The Estonian Human Rights Center urges government to clamp down on hate speech and amend the penal code.
“The arson attack on Vao asylum seekers’ center shows that tolerating hate speech sooner or later leads to hate crime and it’s necessary to improve the penal code to avoid it,” the Human Rights on Thursday.
“We’re made anxious by the fact that next to anonymous comments, hatred is increasingly spread under one’s own name and face,” the center’s deputy head, Egert Rünne, said. “And instead of explaining the situation and trying to relieve tensions, several politicians, who should be aware of their responsibilities, also choose to spread extremist lies,” he added.
The current penal code is futile against hate speech for its wording requires words to be accompanied by direct danger to one’s life or well-being. “Figuratively speaking, a bully must also swing an ax over the head,” Equal Treatment Legal Adviser Kelly Grossthal explained.
“When such a situation arises, the law enforcement authorities are too late to intervene, and hate speech becomes a hate crime,” she said. “The penal code has to be amended so that the state could also react to instigation of hate and calls to violence.”
Erkki Koort, the Deputy Secretary General for Internal Security Policy at the Estonian Ministry of the Interior, agreed that the current penal code is too soft on hate crimes.
“Without a clear victim, immediate threat to human life or health, the penal code, as it is today, is toothless against hate crime,” Koort said, adding that over the past eight years, the issue has been raised on numerous occasions to no avail.
Koort said authorities will do everything in their power to rule out any future attacks on the refugee center, which now carries a symbolic meaning. “However, it is definitely not the place on which to project one’s frustration or aversion.”

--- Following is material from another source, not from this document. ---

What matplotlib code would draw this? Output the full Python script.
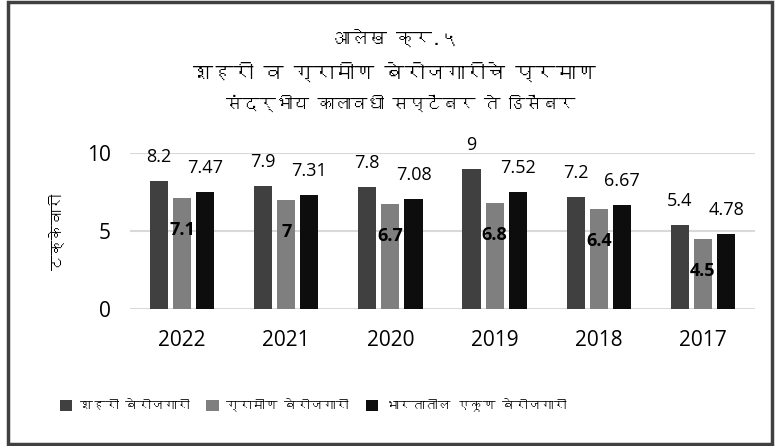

By definition, hate speech is speech that attacks, threatens or insults a person or group on the basis of real or perceived characteristic like national origin, ethnicity, skin color, religion, gender, gender identity, sexual orientation, or disability. Hate speech aims to harm, dehumanize, harass, oppress, downgrade, humiliate and victimize select groups, incite insensitivity and brutality against them.